For many marketers, that date isn't just a symbol, but a real hope of independence that goes beyond the traditional reliance on the upfront buying and selling dance.
Many reports suggest marketers' budgets are down 20%, and that many are firmly committed to spend more money during the broadcast year rather than the upfront, in the so-called scatter market.
They'll tell you this isn't about abandoning television and heading to distant digital video landscapes. They'll say it's about buying TV in a different way.
There is still plenty of TV time to buy -- even with the ever-increasing splintering of video viewing. The good news is, major TV marketers still want the scalable world of television that digital platforms don't have yet.
Looking at the emerging world of addressable advertising will tell you something more. If one worries about buying a network program this year in the hope of getting just seven million viewers, or buying a cable program with just one million viewers, look at what Starcom's Tracey Scheppach is considering for one of her clients.

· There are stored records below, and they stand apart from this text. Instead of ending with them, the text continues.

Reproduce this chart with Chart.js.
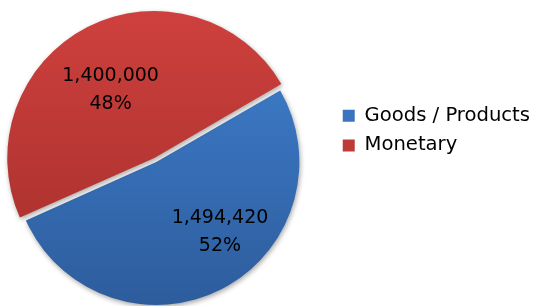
<!DOCTYPE html>
<html>
<head>
<meta charset="utf-8">
<script src="https://cdn.jsdelivr.net/npm/chart.js@4/dist/chart.umd.min.js"></script>
<style>
html,body{margin:0;padding:0;background:#fff;}
#wrap{width:535px;height:306px;position:relative;overflow:hidden;}
</style>
</head>
<body>
<div id="wrap"><canvas id="c" width="535" height="306"></canvas></div>
<script>
const categories = ["Goods / Products", "Monetary"];
const values = [1494420, 1400000];
const valueLabels = ["1,494,420", "1,400,000"];
const percentLabels = ["52%", "48%"];
const colorsTop = ["#4183D3", "#D0413E"];
const colorsBottom = ["#2D5C9C", "#A32E2B"];
const legendColors = ["#3A73BE", "#BE3A37"];

function grad(ctx, i) {
  const chart = ctx.chart;
  const g = chart.ctx.createLinearGradient(0, 0, 0, chart.height);
  g.addColorStop(0, colorsTop[i]);
  g.addColorStop(1, colorsBottom[i]);
  return g;
}

// label placement style (angle shift in degrees, radius fraction) per slice
const labelAngleShift = [-15, -6];
const labelRadiusFrac = [0.664, 0.534];

const shiftPlugin = {
  id: 'shiftArea',
  afterLayout(chart) {
    chart.chartArea.left -= 20;
    chart.chartArea.width += 20;
  }
};

const labelPlugin = {
  id: 'sliceLabels',
  afterDatasetsDraw(chart) {
    const ctx = chart.ctx;
    const meta = chart.getDatasetMeta(0);
    ctx.save();
    ctx.font = '19px "DejaVu Sans"';
    ctx.fillStyle = '#000';
    ctx.textAlign = 'center';
    ctx.textBaseline = 'middle';
    meta.data.forEach((arc, i) => {
      const off = (arc.options.offset || 0) / 2;
      const mid = (arc.startAngle + arc.endAngle) / 2;
      const a = mid + labelAngleShift[i] * Math.PI / 180;
      const r = arc.outerRadius * labelRadiusFrac[i];
      const x = arc.x + Math.cos(mid) * off + Math.cos(a) * r;
      const y = arc.y + Math.sin(mid) * off + Math.sin(a) * r;
      ctx.fillText(valueLabels[i], x, y - 14);
      ctx.fillText(percentLabels[i], x, y + 14);
    });
    ctx.restore();
  }
};

const shadowPlugin = {
  id: 'shadow',
  beforeDatasetsDraw(chart) {
    const ctx = chart.ctx;
    ctx.save();
    ctx.shadowColor = 'rgba(0,0,0,0.35)';
    ctx.shadowBlur = 5;
    ctx.shadowOffsetX = 1;
    ctx.shadowOffsetY = 2;
  },
  afterDatasetsDraw(chart) {
    chart.ctx.restore();
  }
};

new Chart(document.getElementById('c'), {
  type: 'pie',
  data: {
    labels: categories,
    datasets: [{
      data: values,
      backgroundColor: (ctx) => grad(ctx, ctx.dataIndex),
      borderWidth: 0,
      offset: [0, 18],
      hoverOffset: 0
    }]
  },
  options: {
    responsive: false,
    animation: false,
    rotation: 60,
    radius: 143,
    layout: { padding: { top: 18, bottom: 0, left: 0, right: -5 } },
    plugins: {
      tooltip: { enabled: false },
      legend: {
        position: 'right',
        align: 'start',
        title: { display: true, text: '', font: { size: 10, lineHeight: 1.2 }, padding: { top: 66, bottom: 0 } },
        labels: {
          boxWidth: 12,
          boxHeight: 12,
          padding: 10,
          color: '#000',
          font: { family: '"DejaVu Sans"', size: 19.6 },
          generateLabels: (chart) => categories.map((c, i) => ({
            text: c, fillStyle: legendColors[i], strokeStyle: legendColors[i], fontColor: '#000', lineWidth: 0, index: i, hidden: false
          }))
        }
      }
    }
  },
  plugins: [shiftPlugin, shadowPlugin, labelPlugin]
});
</script>
</body>
</html>
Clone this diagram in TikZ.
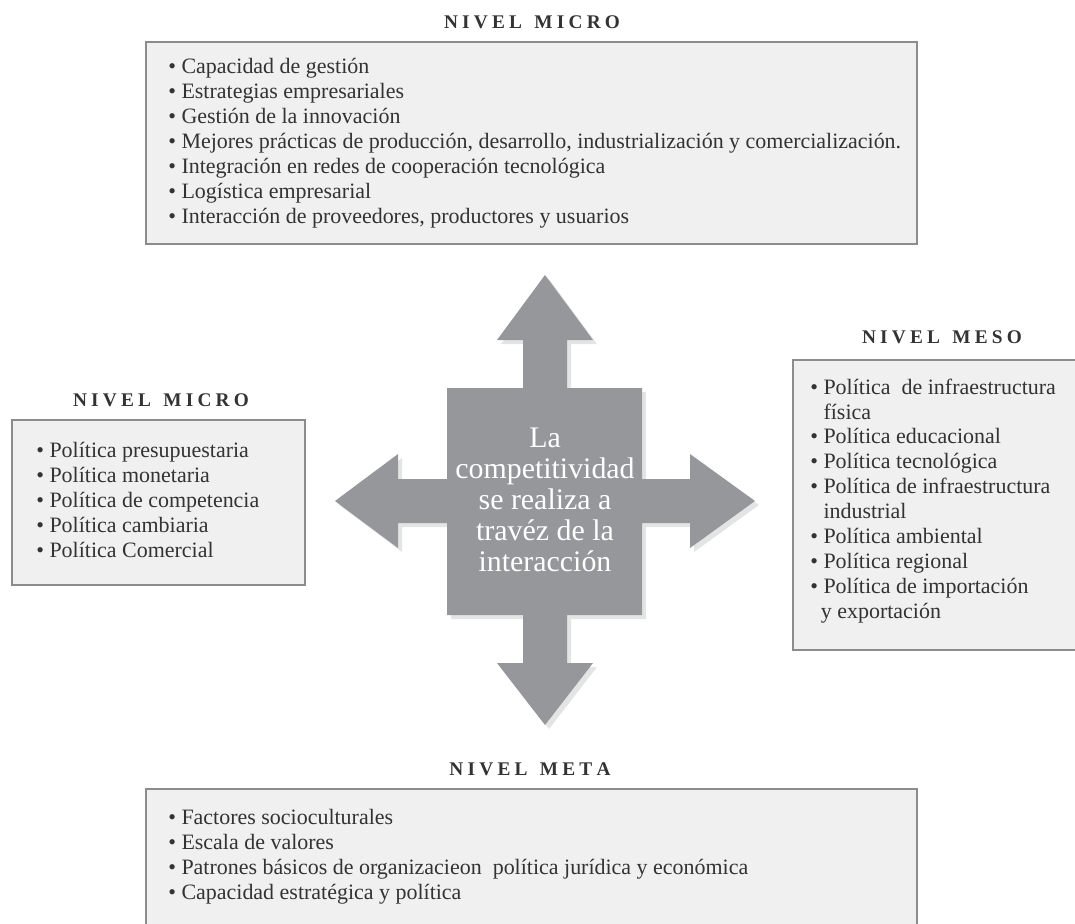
\documentclass[tikz,border=0pt]{standalone}
\usepackage{fontspec}
\setmainfont{Liberation Serif}

\definecolor{boxfill}{HTML}{F0F0F0}
\definecolor{boxline}{HTML}{8C8C8C}
\definecolor{crossgray}{HTML}{96979B}
\definecolor{crossshade}{HTML}{E3E4E4}
\definecolor{txtgray}{HTML}{333333}

\newcommand{\itm}{\textbullet\ }
\newcommand{\cnt}{\phantom{\textbullet}\ }
\newcommand{\ls}{\kern2.4pt}

\begin{document}
\begin{tikzpicture}[x=0.02cm,y=-0.02cm]
\useasboundingbox (0,0) rectangle (1075,923);

% cross in the middle
\fill[crossshade,shift={(4,4)}]
    (545,275) -- (593,340) -- (567,340) -- (567,388) -- (642,388) -- (642,479)
 -- (690,479) -- (690,454) -- (755,501) -- (690,548) -- (690,523) -- (642,523)
 -- (642,615) -- (567,615) -- (567,663) -- (593,663) -- (545,725) -- (497,663)
 -- (523,663) -- (523,615) -- (447,615) -- (447,523) -- (398,523) -- (398,548)
 -- (335,501) -- (398,454) -- (398,479) -- (447,479) -- (447,388) -- (523,388)
 -- (523,340) -- (497,340) -- cycle;
\fill[crossgray]
    (545,275) -- (593,340) -- (567,340) -- (567,388) -- (642,388) -- (642,479)
 -- (690,479) -- (690,454) -- (755,501) -- (690,548) -- (690,523) -- (642,523)
 -- (642,615) -- (567,615) -- (567,663) -- (593,663) -- (545,725) -- (497,663)
 -- (523,663) -- (523,615) -- (447,615) -- (447,523) -- (398,523) -- (398,548)
 -- (335,501) -- (398,454) -- (398,479) -- (447,479) -- (447,388) -- (523,388)
 -- (523,340) -- (497,340) -- cycle;

\begin{scope}[every node/.style={white,align=center,inner sep=0pt,
              font=\fontsize{17}{17.6}\selectfont}]
    \node (hub) at (545,500) {La\\competitividad\\se realiza a\\trav\'ez de la\\interacci\'on};
\end{scope}

% boxes
\begin{scope}[every node/.style={rectangle,draw=boxline,line width=1pt,fill=boxfill}]
    \node[minimum width=15.42cm,minimum height=4.04cm] (bmicro)  at (531.5,143)   {};
    \node[minimum width=5.86cm, minimum height=3.30cm] (bmacro)  at (158.5,502.5) {};
    \node[minimum width=5.84cm, minimum height=5.80cm] (bmeso)   at (939  ,505)   {};
    \node[minimum width=15.42cm,minimum height=2.92cm] (bmeta)   at (531.5,862)   {};
\end{scope}

% titles
\begin{scope}[every node/.style={txtgray,inner sep=0pt,
              font=\fontsize{11}{12}\selectfont\bfseries}]
    \node (tmicro) at (532,22)  {N\ls I\ls V\ls E\ls L\hspace{7pt}M\ls I\ls C\ls R\ls O};
    \node (tmacro) at (161,400) {N\ls I\ls V\ls E\ls L\hspace{7pt}M\ls I\ls C\ls R\ls O};
    \node (tmeso)  at (942,337) {N\ls I\ls V\ls E\ls L\hspace{7pt}M\ls E\ls S\ls O};
    \node (tmeta)  at (530,769) {N\ls I\ls V\ls E\ls L\hspace{7pt}M\ls E\ls T\ls A};
\end{scope}

% lists
\begin{scope}[every node/.style={txtgray,inner sep=0pt,anchor=west,align=left,
              font=\fontsize{12.5}{14.2}\selectfont}]
    \node (lmicro) at (168,143) {\itm Capacidad de gesti\'on\\
        \itm Estrategias empresariales\\
        \itm Gesti\'on de la innovaci\'on\\
        \itm Mejores pr\'acticas de producci\'on, desarrollo, industrializaci\'on y comercializaci\'on.\\
        \itm Integraci\'on en redes de cooperaci\'on tecnol\'ogica\\
        \itm Log\'istica empresarial\\
        \itm Interacci\'on de proveedores, productores y usuarios};
    \node (lmacro) at (36,500) {\itm Pol\'itica presupuestaria\\
        \itm Pol\'itica monetaria\\
        \itm Pol\'itica de competencia\\
        \itm Pol\'itica cambiaria\\
        \itm Pol\'itica Comercial};
    \node (lmeso) at (810,501) {\itm Pol\'itica\ \ de infraestructura\\
        \cnt f\'isica\\
        \itm Pol\'itica educacional\\
        \itm Pol\'itica tecnol\'ogica\\
        \itm Pol\'itica de infraestructura\\
        \cnt industrial\\
        \itm Pol\'itica ambiental\\
        \itm Pol\'itica regional\\
        \itm Pol\'itica de importaci\'on\\
        \hspace{6pt}y exportaci\'on};
    \node (lmeta) at (168,857) {\itm Factores socioculturales\\
        \itm Escala de valores\\
        \itm Patrones b\'asicos de organizacieon\ \ pol\'itica jur\'idica y econ\'omica\\
        \itm Capacidad estrat\'egica y pol\'itica};
\end{scope}
\end{tikzpicture}
\end{document}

In one analyst report, she says advertisers have expressed interest in target groups as small as 8,000 homes
What kind of TV buy targets just 8,000 homes? A national TV buy? A local TV buy? Does it matter? A highly motivated, and yes, very targeted group would lure marketers to pay many times the current cost-per-thousand-viewers prices that are charged by network, cable, or syndication programmers.
In a world of thousands, millions of splinters -- rather than big pieces of two-by-fours --- mean there will be a lot more woodwork to do. For this upfront, everyone is looking for self-determination, chisels in hand.